Transparency becomes non-negotiable

There needs to be enough transparency around areas such as business practices, business models and supply chains that a customer is able to make an informed choice whether or not they will partake.

Transparency around business practices and a willingness to take a proactive stance on topical issues in an authentic manner is another way for organisations to build and maintain trust. However, transparency is a gradient, not a reveal-all, where you have nowhere to hide away. There needs to be enough transparency around areas such as business practices, business models and supply chains that a customer is able to make an informed choice whether or not they will partake.

With social and environmental sustainability becoming a hygiene factor, consumers are wanting to engage and see businesses do instead of just talk. A caveat here is doing with authenticity and integrity, otherwise messaging can be seen as light-touch or just another tactical PR stunt. Instead, people want to be reassured that their values are shared and considered important by businesses who join the conversation or provide a platform in which these issues can be discussed.
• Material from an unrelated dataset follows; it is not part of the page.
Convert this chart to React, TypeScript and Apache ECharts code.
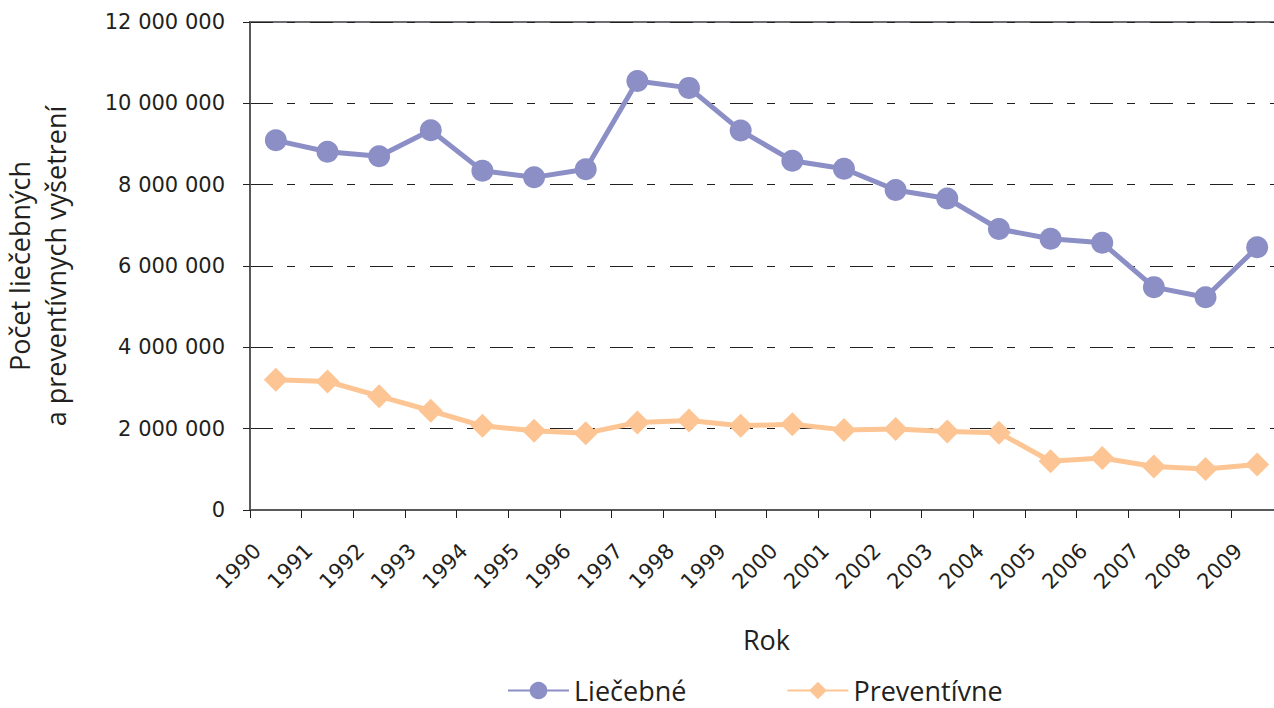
import React, { useEffect, useRef } from "react";
import * as echarts from "echarts";

const years = ["1990","1991","1992","1993","1994","1995","1996","1997","1998","1999","2000","2001","2002","2003","2004","2005","2006","2007","2008","2009"];
const liecebne = [9090000, 8810000, 8700000, 9340000, 8340000, 8180000, 8380000, 10550000, 10380000, 9330000, 8590000, 8390000, 7870000, 7660000, 6910000, 6670000, 6570000, 5480000, 5230000, 6460000];
const preventivne = [3200000, 3160000, 2800000, 2440000, 2070000, 1950000, 1890000, 2150000, 2200000, 2070000, 2110000, 1970000, 1990000, 1930000, 1900000, 1200000, 1280000, 1070000, 1010000, 1120000];
const tickLabels = [...years, ""];

const numFont = "DejaVu Sans";
const txtFont = "Open Sans";
const txtColor = "#231f20";

function fmt(v: number): string {
  return String(Math.round(v)).replace(/\B(?=(\d{3})+(?!\d))/g, " ");
}

export default function App() {
  const ref = useRef<HTMLDivElement>(null);
  useEffect(() => {
    if (!ref.current) return;
    const chart = echarts.init(ref.current, undefined, { renderer: "svg" });
    chart.setOption({
      animation: false,
      backgroundColor: "#ffffff",
      grid: {
        left: 250,
        right: 17,
        top: 22,
        bottom: 198,
        outerBoundsMode: "none",
        containLabel: false,
        show: true,
        borderColor: "#6d6e71",
        borderWidth: 2,
        backgroundColor: "transparent",
      },
      legend: {
        left: 507,
        top: 677,
        padding: 0,
        itemWidth: 61,
        itemHeight: 22,
        itemGap: 100,
        textStyle: { fontFamily: txtFont, fontSize: 27, color: txtColor },
        data: ["Liečebné", "Preventívne"],
      },
      xAxis: [
        {
          type: "category",
          data: years,
          boundaryGap: true,
          position: "bottom",
          axisLine: { show: false },
          axisTick: { show: false },
          axisLabel: { show: false },
          splitLine: { show: false },
        },
        {
          type: "category",
          data: tickLabels,
          boundaryGap: false,
          position: "bottom",
          name: "Rok",
          nameLocation: "middle",
          nameGap: 116,
          nameTextStyle: { fontFamily: txtFont, fontSize: 27, color: txtColor },
          axisLine: { show: true, lineStyle: { color: "#58595b", width: 2 } },
          axisTick: { show: true, length: 8, interval: 0, lineStyle: { color: "#231f20", width: 1 } },
          axisLabel: {
            interval: 0,
            rotate: 45,
            margin: 30,
            verticalAlign: "top",
            fontFamily: numFont,
            fontSize: 21,
            color: txtColor,
          },
          splitLine: { show: false },
        },
      ],
      yAxis: {
        type: "value",
        min: 0,
        max: 12000000,
        interval: 2000000,
        name: "Počet liečebných\na preventívnych vyšetrení",
        nameLocation: "middle",
        nameGap: 177,
        nameTextStyle: { fontFamily: txtFont, fontSize: 27, color: txtColor, lineHeight: 36 },
        axisLine: { show: true, lineStyle: { color: "#58595b", width: 2 } },
        axisTick: { show: true, length: 7, lineStyle: { color: "#231f20", width: 1 } },
        axisLabel: {
          margin: 25,
          fontFamily: numFont,
          fontSize: 21,
          color: txtColor,
          formatter: (v: number) => fmt(v),
        },
        splitLine: {
          show: true,
          lineStyle: { color: "#231f20", width: 1, type: [23, 14, 8, 15] },
        },
      },
      series: [
        {
          name: "Liečebné",
          type: "line",
          xAxisIndex: 0,
          data: liecebne,
          symbol: "circle",
          symbolSize: 22,
          itemStyle: { color: "#8b8fc6" },
          lineStyle: { color: "#8b8fc6", width: 5 },
        },
        {
          name: "Preventívne",
          type: "line",
          xAxisIndex: 0,
          data: preventivne,
          symbol: "diamond",
          symbolSize: 24,
          itemStyle: { color: "#fdc593" },
          lineStyle: { color: "#fdc593", width: 5 },
        },
      ],
    });
    return () => chart.dispose();
  }, []);
  return (
    <div style={{ position: "fixed", left: 0, top: 0, width: 1274, height: 708, overflow: "hidden", background: "#fff" }}>
      <div ref={ref} style={{ width: 1300, height: 708 }} />
    </div>
  );
}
While hailed a success by many, Gillette’s recent ad caused a bit of controversy with commentators calling out the brand for releasing an ad about toxic masculinity yet having a ‘pink tax’ (charging more for women’s products) and its parent company having a history for animal testing. Although toxic masculinity and its surrounding discourse is important, these conversations and responses need to come from a place of authenticity and care. It’s not to say that Gillette didn’t have good intentions with their ad, but to some people the ad in question felt like a light-touch PR exercise with a company taking the moral high ground without earning it.

As businesses we need to understand these changing dynamics and expectations of trust. While multiple versions of trust do exist, the emerging contemporary version requires a more proactive and ultimately a more human-centric approach. We need to engage and understand our customers so that we not only make better stuff but also help to improve the lives of who we design and create for while looking after our planet.